Uglies was just such an experience for me.  Whether it’s truly worthy of such praise is an entirely different topic.  All I know is that I couldn’t help but fall completely in love with it and, damn it, that’s just fun every once in a while.  I can’t be sarcastic and analytical all the time.

The problem I now face is that Uglies has done its job too well.  The author has made me love the character and agree with what she stands for and what she ultimately becomes by the end of the book.  I felt as if I have journeyed along with her, seen her change, and felt real emotion as to what has happened to her as the pages turned.

What’s the problem with that?
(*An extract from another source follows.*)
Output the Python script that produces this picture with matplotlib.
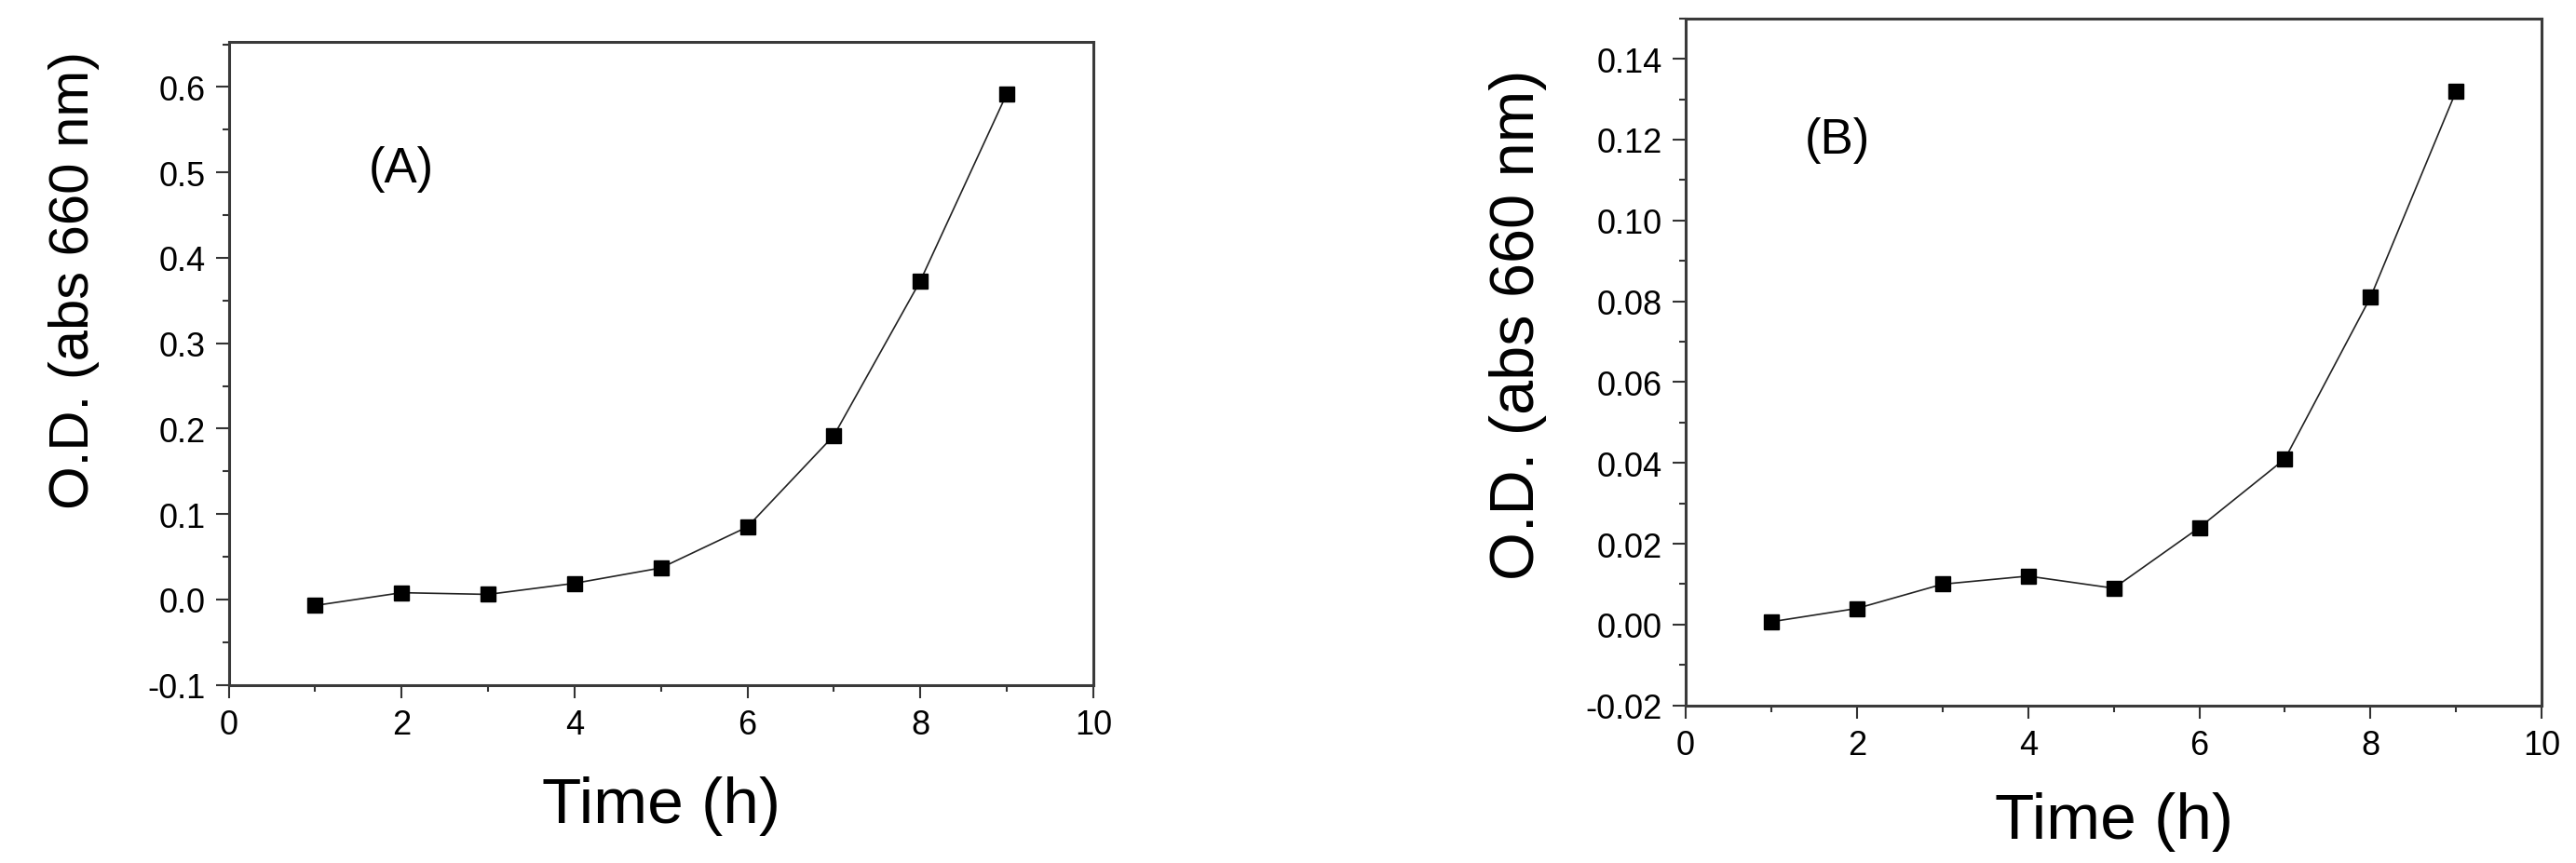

It’s not a problem in and of itself.  When the author decides to take book two of the trilogy and turn it so completely on its head that it resembles its predecessor in name only, however, it begins to become an issue.

Or at least that’s the fear I have of it at this point, having read the first few pages, the synopsis, and nothing else.  Let’s just say that at this point I really hope I’m wrong.

The character is unrecognizable.  She is a different person; one that I don’t like and wouldn’t read about if I was not invested in her tale already.  She has, in fact, become a character that fires up that analytical part of my brain again and makes it scream at me to put the book down, to read something else, to choose something less repulsive to my tastes.

This is more painful to me than simply picking up a book and not being interested.  I have come to care about this girl.  I like her.  I want her to succeed and get what she wants.

Now, the author is telling me that, to experience that satisfaction, I might have to sit through a large chunk of book where I have to bear this wonderful character being someone completely different from herself.

The friend I have made in the pages of the book has been wiped away and replaced with someone unfamiliar and unappealing.  That’s not just off-putting; that borders on insulting.

It’s like watching a close friend change before your eyes and being unable to stop it.  You feel helpless and saddened, but you still can’t help but care about the person even though you don’t like what they have become.

Say what you will, but I have come to care about this young girl and the fact that the author might be turning her into this foreign entity for the selfish purpose of fleshing out his story world makes me angry when I can’t help but think that there might have been a way to do it without sacrificing all that he did so well to build up in the first book.

I hope that some of my fears are proven wrong.  I have not read the book and I don’t want to judge it prematurely.

But Scott Westerfeld damn well better make it worth my while in the end.  My stupid brain has chosen this series to become irrationally attached to and I’m going to be rather miffed if he doesn’t provide a good payoff.